What the rulings teach stakeholders
- Corporate debtors and Resolution Professionals: You must list, disclose and protect any incoming tax refunds. Don’t spend disputed amounts until the Adjudicating Authority directs otherwise. Document everything and file claims or objections early.
- Taxpayers / transferors: Act fast if a refund goes to the wrong account. Send written notices to the Income Tax Department and the bank, keep tribunal orders ready, and apply to the Adjudicating Authority without delay if CIRP exists. Evidence matters have the ITAT order, challans and transfer documents ready.
- Income Tax Department and other creditors: Treat IBC timelines and procedures with respect. If you have dues, file claims with the RP within the provided window instead of adjusting refunds on your own once CIRP begins.
Practical steps you can take now
If you face a situation like the CLC & Sons tax refund dispute, follow this checklist:
- Gather tribunal orders, assessment records, challans and transfer documents that prove entitlement.
- Write to the Income Tax Department and the bank immediately and keep delivery records.
- If CIRP is on, file an urgent application before the Adjudicating Authority (NCLT) asking for directions and interim relief.
- Ask the RP to preserve the funds and seek the NCLT’s guidance rather than the RP unilaterally releasing or using disputed amounts.
- Keep a clear timeline of events dates of transfer, remittance, communications and filings as courts rely on precise chronology.
- If you suspect fraud, seek criminal advice: new criminal law provisions such as the Bharatiya Nyaya Sanhita (BNS) may apply to dishonest diversion, though BNS does not change tax refund rules.
FAQs
1. Who owns the refund?
Ans: The insolvency forum will decide.
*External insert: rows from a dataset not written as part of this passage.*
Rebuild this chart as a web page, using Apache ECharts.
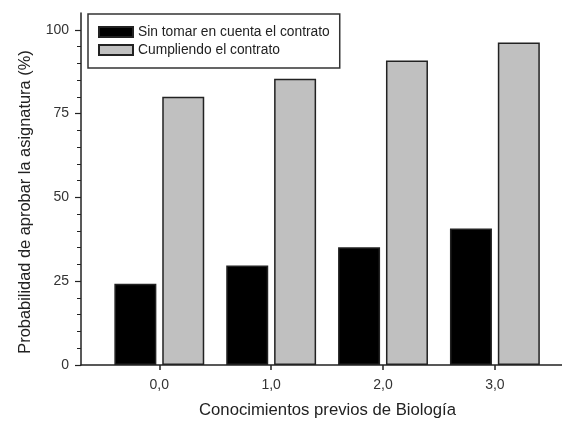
<!DOCTYPE html>
<html>
<head>
<meta charset="utf-8">
<script src="https://cdn.jsdelivr.net/npm/echarts@6/dist/echarts.min.js"></script>
<style>
html,body{margin:0;padding:0;background:#fff;}
#chart{width:562px;height:423px;}
</style>
</head>
<body>
<div id="chart"></div>
<script>
const categories = [0, 1, 2, 3];
const seriesNames = ['Sin tomar en cuenta el contrato', 'Cumpliendo el contrato'];
const sinContrato = [24.2, 29.7, 35.1, 40.7];
const cumpliendo = [80.0, 85.4, 90.8, 96.2];
const yTickLabels = [0, 25, 50, 75, 100];
const yMinorTicks = [0,5,10,15,20,25,30,35,40,45,50,55,60,65,70,75,80,85,90,95,100];

const font = 'Liberation Sans, Arial, sans-serif';
const chart = echarts.init(document.getElementById('chart'), null, {renderer: 'canvas'});
const axisColor = '#222';

chart.setOption({
  animation: false,
  backgroundColor: '#fff',
  grid: {left: 81, right: 0, top: 13, bottom: 58, outerBoundsMode: 'none', containLabel: false},
  legend: {
    orient: 'vertical',
    left: 88, top: 14,
    borderColor: '#333', borderWidth: 1.5,
    padding: [10, 10, 10, 10],
    itemWidth: 34, itemHeight: 10, itemGap: 2,
    icon: 'rect',
    textStyle: {fontFamily: font, fontSize: 13.8, lineHeight: 16, color: '#222'},
    data: seriesNames
  },
  xAxis: {
    type: 'value', min: -0.7, max: 3.6,
    name: 'Conocimientos previos de Biología',
    nameLocation: 'middle', nameGap: 37,
    nameTextStyle: {fontFamily: font, fontSize: 16.7, color: '#222', padding: [0, 0, 0, 12]},
    axisLine: {show: true, onZero: false, lineStyle: {color: axisColor, width: 1.5}},
    axisTick: {show: true, length: 5, customValues: categories, lineStyle: {color: axisColor, width: 1.5}},
    axisLabel: {customValues: categories, margin: 13, fontFamily: font, fontSize: 14, color: '#333',
      formatter: v => v.toFixed(1).replace('.', ',')},
    splitLine: {show: false}
  },
  yAxis: [{
    type: 'value', min: 0, max: 105,
    name: 'Probabilidad de aprobar la asignatura (%)',
    nameLocation: 'middle', nameGap: 48,
    nameTextStyle: {fontFamily: font, fontSize: 16.4, color: '#222', padding: [0, 26, 0, 0]},
    axisLine: {show: true, onZero: false, lineStyle: {color: axisColor, width: 1.5}},
    axisTick: {show: true, length: 6, customValues: yTickLabels, lineStyle: {color: axisColor, width: 1.2}},
    axisLabel: {customValues: yTickLabels, margin: 12, fontFamily: font, fontSize: 14, color: '#333'},
    splitLine: {show: false}
  }, {
    type: 'value', min: 0, max: 105, position: 'left',
    axisLine: {show: false, onZero: false},
    axisTick: {show: true, length: 4, customValues: yMinorTicks, lineStyle: {color: axisColor, width: 1}},
    axisLabel: {show: false},
    splitLine: {show: false}
  }],
  series: [{
    name: seriesNames[0], type: 'bar',
    data: categories.map((c, i) => [c, sinContrato[i]]),
    barWidth: 42, barGap: '14%',
    itemStyle: {color: '#000', borderColor: '#222', borderWidth: 1.5}
  }, {
    name: seriesNames[1], type: 'bar',
    data: categories.map((c, i) => [c, cumpliendo[i]]),
    barWidth: 42, barGap: '14%',
    itemStyle: {color: '#c0c0c0', borderColor: '#222', borderWidth: 1.5}
  }]
});
</script>
</body>
</html>
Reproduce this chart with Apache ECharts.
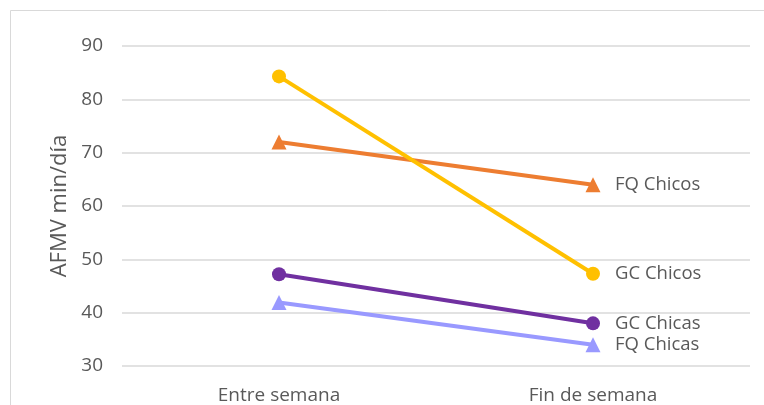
<!DOCTYPE html>
<html>
<head>
<meta charset="utf-8">
<script src="https://cdn.jsdelivr.net/npm/echarts@6/dist/echarts.min.js"></script>
<style>
  html, body { margin: 0; padding: 0; background: #fff; }
  #chart { width: 764px; height: 405px; }
</style>
</head>
<body>
<div id="chart"></div>
<script>
// Categories and series values
const categories = ['Entre semana', 'Fin de semana'];
const gcChicos = [84.3, 47.3];
const fqChicos = [72.0, 64.0];
const gcChicas = [47.2, 38.0];
const fqChicas = [41.9, 34.0];
const yTicks = { min: 30, max: 90, interval: 10 };
const yAxisName = 'AFMV min/día';

const textColor = '#595959';
const fontFamily = '"Open Sans", "Noto Sans", sans-serif';

function lineSeries(name, data, color, symbol) {
  return {
    name: name,
    type: 'line',
    data: data,
    symbol: symbol,
    symbolSize: symbol === 'triangle' ? 15 : 14,
    lineStyle: { color: color, width: 4 },
    itemStyle: { color: color },
    endLabel: {
      show: true,
      formatter: name,
      color: textColor,
      fontFamily: fontFamily,
      fontSize: 18.5,
      distance: 22
    },
    z: 3
  };
}

const chart = echarts.init(document.getElementById('chart'));
chart.setOption({
  animation: false,
  backgroundColor: '#fff',
  graphic: [{
    type: 'rect',
    shape: { x: 10.5, y: 10.5, width: 770, height: 420 },
    style: { fill: 'none', stroke: '#d9d9d9', lineWidth: 1 },
    silent: true
  }],
  grid: { left: 122, right: 14, top: 46, bottom: 38 },
  xAxis: {
    type: 'category',
    data: categories,
    boundaryGap: true,
    axisLine: { show: false },
    axisTick: { show: false },
    axisLabel: { color: textColor, fontFamily: fontFamily, fontSize: 19, margin: 20 }
  },
  yAxis: {
    type: 'value',
    min: yTicks.min,
    max: yTicks.max,
    interval: yTicks.interval,
    name: yAxisName,
    nameLocation: 'middle',
    nameGap: 49,
    nameRotate: 90,
    nameTextStyle: { color: textColor, fontFamily: fontFamily, fontSize: 22 },
    axisLine: { show: false },
    axisTick: { show: false },
    axisLabel: { color: textColor, fontFamily: fontFamily, fontSize: 19, margin: 19 },
    splitLine: { lineStyle: { color: '#d9d9d9', width: 1.5 } }
  },
  series: [
    lineSeries('FQ Chicos', fqChicos, '#ED7D31', 'triangle'),
    lineSeries('GC Chicos', gcChicos, '#FFC000', 'circle'),
    lineSeries('GC Chicas', gcChicas, '#7030A0', 'circle'),
    lineSeries('FQ Chicas', fqChicas, '#9999FF', 'triangle')
  ]
});
</script>
</body>
</html>
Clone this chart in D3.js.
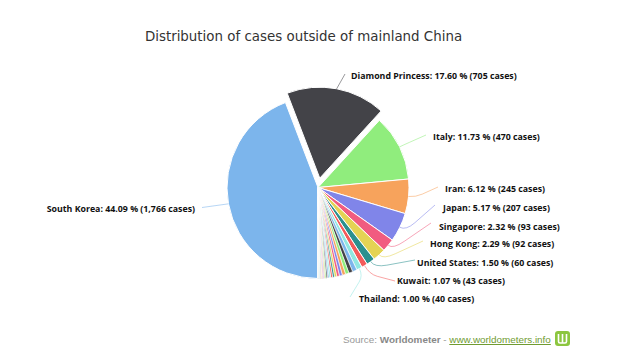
<!DOCTYPE html>
<html>
<head>
<meta charset="utf-8">
<style>html,body{margin:0;padding:0;background:#fff}svg{display:block}</style>
<script src="https://cdn.jsdelivr.net/npm/d3@7/dist/d3.min.js"></script>
</head>
<body>
<svg id="chart" width="630" height="361"></svg>
<script>
const title = "Distribution of cases outside of mainland China";
const categories = ["South Korea","Diamond Princess","Italy","Iran","Japan","Singapore","Hong Kong","United States","Kuwait","Thailand"];
const percents = [44.09,17.60,11.73,6.12,5.17,2.32,2.29,1.50,1.07,1.00];
const cases = [1766,705,470,245,207,93,92,60,43,40];
// unlabelled small slices (cases)
const otherCases = [32,28,25,23,21,19,16,14,13,12,11,10,9,8,7,6,5,5,4,4,4,3,2,2,1];
const palette = ["#7cb5ec","#434348","#90ed7d","#f7a35c","#8085e9","#f15c80","#e4d354","#2b908f","#f45b5b","#91e8e1"];

// label placement: text x / baseline-centre y, side, connector end
const labelLayout = [
  {x:195,y:209,anchor:"end",  ex:202,ey:207.5,bend:0},
  {x:351,y:76, anchor:"start",ex:345,ey:74,bend:0},
  {x:433,y:137,anchor:"start",ex:426,ey:135,bend:3},
  {x:445,y:189,anchor:"start",ex:438,ey:187,bend:7},
  {x:443,y:208,anchor:"start",ex:435,ey:205,bend:7},
  {x:439,y:227,anchor:"start",ex:431,ey:223,bend:6},
  {x:430,y:244,anchor:"start",ex:423,ey:241,bend:6},
  {x:417,y:263,anchor:"start",ex:415,ey:260,bend:7},
  {x:397,y:281,anchor:"start",ex:395,ey:281,bend:10},
  {x:359,y:299,anchor:"start",ex:350,ey:297,bend:8}
];

const cx = 318, cy = 187.5, radius = 91, sliceOffset = 9.5, slicedIndex = 1;
const svg = d3.select("#chart");

const values = cases.concat(otherCases);
const pie = d3.pie().sort(null).value(d => d)
  .startAngle(Math.PI + 0.005).endAngle(3 * Math.PI + 0.005);
const arcs = pie(values);
const arc = d3.arc().innerRadius(0).outerRadius(radius);
const color = i => palette[i % palette.length];
const mid = a => (a.startAngle + a.endAngle) / 2;
const polar = (ang, r) => [r * Math.sin(ang), -r * Math.cos(ang)];

const root = svg.append("g").attr("transform", `translate(${cx},${cy})`);

root.selectAll("path.slice").data(arcs).join("path")
  .attr("class", "slice")
  .attr("d", arc)
  .attr("fill", (d, i) => color(i))
  .attr("stroke", "#fff")
  .attr("stroke-width", (d, i) => i < 10 ? 1 : 0.6)
  .attr("stroke-linejoin", "round")
  .attr("transform", (d, i) => {
    if (i !== slicedIndex) return null;
    const [dx, dy] = polar(mid(d), sliceOffset);
    return `translate(${dx},${dy})`;
  });

// connectors
categories.forEach((name, i) => {
  const a = arcs[i], L = labelLayout[i], ang = mid(a);
  const off = i === slicedIndex ? sliceOffset : 0;
  const [sx, sy] = polar(ang, radius + off);
  const [bx, by] = polar(ang, radius + off + L.bend);
  const ex = L.ex - cx, ey = L.ey - cy;
  const t = 0.3;
  const d = L.bend
    ? `M${sx},${sy}Q${bx},${by} ${bx + (ex - bx) * t},${by + (ey - by) * t}L${ex},${ey}`
    : `M${sx},${sy}L${ex},${ey}`;
  root.append("path").attr("d", d).attr("fill", "none")
    .attr("stroke", color(i)).attr("stroke-width", 1).attr("opacity", 0.55);
});

// labels
const fmt = d3.format(",");
svg.selectAll("text.dl").data(categories).join("text")
  .attr("class", "dl")
  .attr("x", (d, i) => labelLayout[i].x)
  .attr("y", (d, i) => labelLayout[i].y)
  .attr("dy", "0.35em")
  .attr("text-anchor", (d, i) => labelLayout[i].anchor)
  .attr("font-family", "'Open Sans',sans-serif")
  .attr("font-size", 8.8)
  .attr("font-weight", "bold")
  .attr("fill", "#111")
  .text((d, i) => `${d}: ${percents[i].toFixed(2)} % (${fmt(cases[i])} cases)`);

svg.append("text").attr("x", 303.5).attr("y", 41)
  .attr("text-anchor", "middle")
  .attr("font-family", "'DejaVu Sans',sans-serif")
  .attr("font-size", 13.4)
  .attr("fill", "#333")
  .text(title);

// source line
const src = svg.append("text").attr("x", 343).attr("y", 343)
  .attr("font-family", "'Liberation Sans',Arial,sans-serif")
  .attr("font-size", 9.9).attr("fill", "#999");
src.append("tspan").text("Source: ");
src.append("tspan").attr("font-weight", "bold").attr("fill", "#888").text("Worldometer");
src.append("tspan").text(" - ");
src.append("tspan").attr("fill", "#6f9a2f").attr("text-decoration", "underline").text("www.worldometers.info");

// logo
const logo = svg.append("g").attr("transform", "translate(555,331)");
logo.append("rect").attr("width", 15).attr("height", 15).attr("rx", 3).attr("fill", "#8cc63f");
logo.append("path").attr("d", "M3.5,3V10.5Q3.5,12 5,12H10Q11.5,12 11.5,10.5V3M7.5,3V12")
  .attr("fill", "none").attr("stroke", "#fff").attr("stroke-width", 1.6);
</script>
</body>
</html>
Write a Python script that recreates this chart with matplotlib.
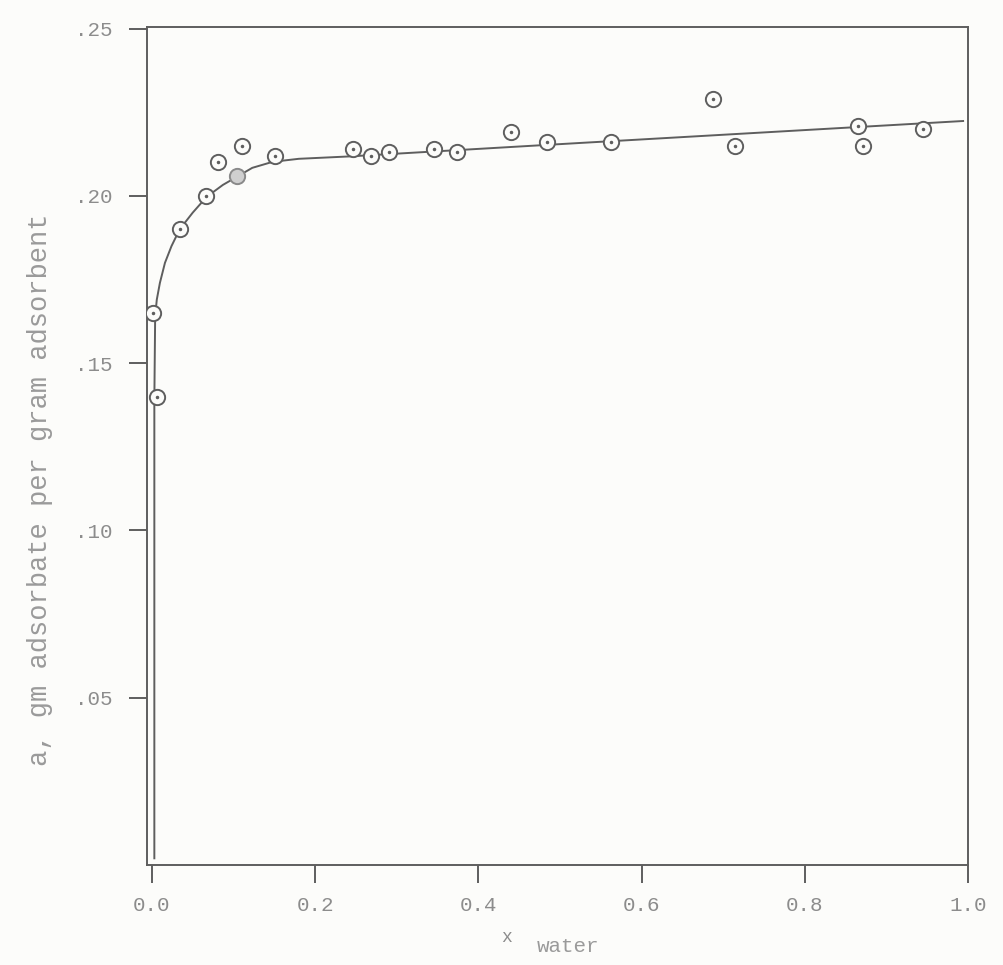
import matplotlib
matplotlib.use('Agg')
import matplotlib.pyplot as plt

plt.rcParams['font.family'] = ['Liberation Mono', 'DejaVu Sans Mono']

# measured points (mole fraction of water, g adsorbate per g adsorbent)
x_water = [0.001, 0.006, 0.035, 0.066, 0.081, 0.111, 0.151, 0.246, 0.268,
           0.291, 0.346, 0.374, 0.440, 0.484, 0.562, 0.687, 0.715, 0.865,
           0.871, 0.945]
a_ads = [0.165, 0.140, 0.190, 0.200, 0.210, 0.215, 0.212, 0.214, 0.212,
         0.213, 0.214, 0.213, 0.219, 0.216, 0.216, 0.229, 0.215, 0.221,
         0.215, 0.220]
# shaded point
x_shade = [0.104]
a_shade = [0.206]

# hand-drawn smoothed curve
curve_x = [0.003, 0.003, 0.004, 0.006, 0.0098, 0.016, 0.024, 0.034, 0.050,
           0.067, 0.087, 0.104, 0.123, 0.148, 0.180, 0.241, 0.522, 0.994]
curve_y = [0.002, 0.139, 0.164, 0.169, 0.174, 0.180, 0.185, 0.190, 0.195,
           0.1997, 0.2033, 0.2057, 0.2084, 0.2102, 0.2111, 0.2118, 0.2158,
           0.2224]

xticks = [0.0, 0.2, 0.4, 0.6, 0.8, 1.0]
xtick_labels = ['0.0', '0.2', '0.4', '0.6', '0.8', '1.0']
yticks = [0.05, 0.10, 0.15, 0.20, 0.25]
ytick_labels = ['.05', '.10', '.15', '.20', '.25']

TXT = '#8c8c8c'
INK = '#5e5e5e'
BG = '#fcfcfa'

fig = plt.figure(figsize=(10.04, 9.65), dpi=100, facecolor=BG)
ax = fig.add_axes([147/1004, 1-865/965, (968-147)/1004, (865-27)/965])
ax.set_facecolor(BG)

ax.plot(curve_x, curve_y, '-', color=INK, lw=1.4, zorder=2)
ax.plot(x_water, a_ads, 'o', ms=11, mfc=BG, mec=INK, mew=1.4, zorder=3)
ax.plot(x_water, a_ads, '.', ms=3, color=INK, zorder=4)
ax.plot(x_shade, a_shade, 'o', ms=11, mfc='#cfcfcf', mec='#8a8a8a', mew=1.4, zorder=3)

ax.set_xlim(-0.006, 0.995)
ax.set_ylim(0, 0.2505)
ax.set_xticks(xticks)
ax.set_xticklabels(xtick_labels)
ax.set_yticks(yticks)
ax.set_yticklabels(ytick_labels)
ax.tick_params(axis='both', direction='out', length=13, width=1.4, color=INK,
               labelcolor=TXT, labelsize=15)
ax.tick_params(axis='y', pad=12)
ax.tick_params(axis='x', pad=9)
for s in ax.spines.values():
    s.set_color(INK)
    s.set_linewidth(1.4)

fig.text(40/1004, 1-490/965, 'a, gm adsorbate per gram adsorbent', rotation=90,
         ha='center', va='center', fontsize=19.5, color='#9a9a9a')
fig.text(507/1004, 1-938/965, 'x', ha='center', va='center', fontsize=13, color=TXT)
fig.text(537/1004, 1-946/965, 'water', ha='left', va='center', fontsize=15, color='#9a9a9a')

fig.savefig('out.png', dpi=100, facecolor=BG)
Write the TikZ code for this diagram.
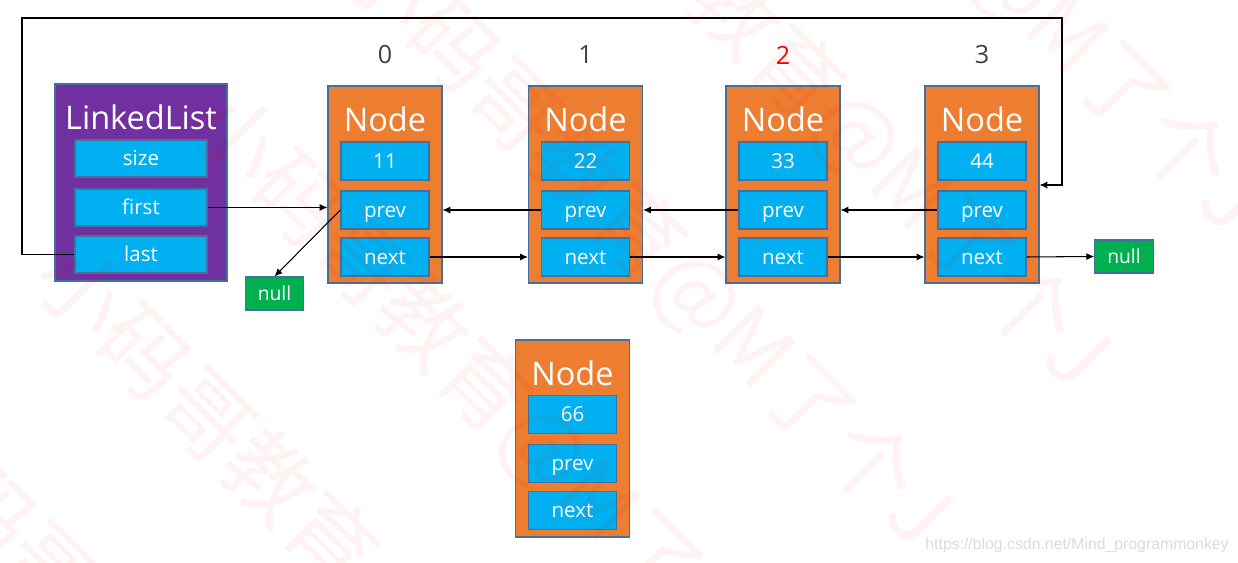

In this dispute, the Adjudicating Authority and later NCLAT treated the refund as belonging to the corporate debtor for CIRP purposes unless a clear superior right is shown by a third party.
2. Can a third party get back a refund credited to the corporate debtor?
Ans: Yes, but they must move fast and present strong, documentary proof before the Adjudicating Authority.
3. Should the Income Tax Department adjust refunds against dues during CIRP?
Ans: No. The IBC moratorium and Section 238 mean tax authorities should file claims and not detain or adjust refunds outside CIRP procedures.
4. Can the department change its mind after remitting money?
Ans: It can try administrative corrections, but once money sits with a corporate debtor in CIRP, the dispute becomes legally complex and may require Adjudicating Authority directions.
5. Does criminal law apply if money was diverted?
Ans: If misconduct or dishonesty occurred, criminal provisions under BNS may apply. That is a separate path from insolvency claims.
6. Should an RP spend disputed funds?
Ans: No. The RP should seek NCLT directions before using disputed amounts.
7. Where should I go for help?
Get an insolvency tax lawyer quickly. Time and evidence are crucial.
Outlook
This dispute highlights friction between tax administration and insolvency law. It pushes three clear improvements:
- Tax authorities and banks must improve checks so refunds don’t land in the wrong accounts during corporate reorganisations.
- Parties involved in transfers and schemes should keep clear, signed documents showing who owns what after restructuring.
- Insolvency forums will remain the right place to settle competing claims to funds credited to a corporate debtor during CIRP.